Buy Limit

What is a Buy Limit in CFDs?

A Buy Limit Order is a type of pending order that allows traders to buy a Forex pair or other CFDs only when the price falls to a predefined level below the current market price. This strategy is commonly used by traders who anticipate a temporary price drop before a potential rebound.

Buy limit orders are particularly useful during pullbacks or in range-bound Forex markets, where prices move within a predictable high-low band.

Buy Limit vs Buy Stop: What’s the Difference?

Traders often confuse Buy Limit and Buy Stop orders. Both are pending orders, but they serve distinct purposes:

  • Buy Limit: Placed below the current price, used when expecting a dip before a rise.
  • Buy Stop: Placed above the current price, used when expecting continued upward movement after a breakout.
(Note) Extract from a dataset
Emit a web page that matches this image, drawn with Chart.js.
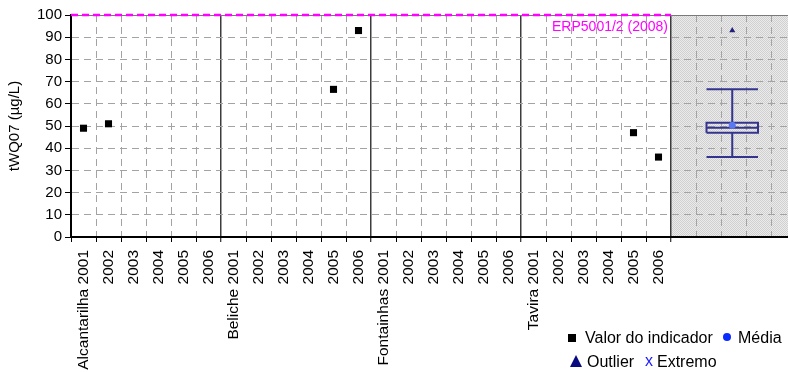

Understanding the difference helps traders align their order type with their market outlook and strategy.

Buy Limit Order Example

Suppose GBPUSD is trading at 1.2800. A trader expects the price to dip to 1.2750 before moving up. They place a Buy Limit at 1.2750. If the market falls to that level, the order is executed, entering the trade at a more favorable price.

Frequently Asked Questions

What is a Buy Stop Limit Order?

A Buy Stop Limit Order is a combination of a stop and a limit order. Once the stop price is reached, it triggers a Buy Limit order—giving traders better control in volatile markets.

What happens if the price doesn’t reach my Buy Limit?

If the market doesn’t drop to the set Buy Limit level, the order stays unfilled. No trade occurs.

Can I cancel a Buy Limit Order after placing it?

Yes. Traders can cancel or modify a Buy Limit order anytime before it is triggered.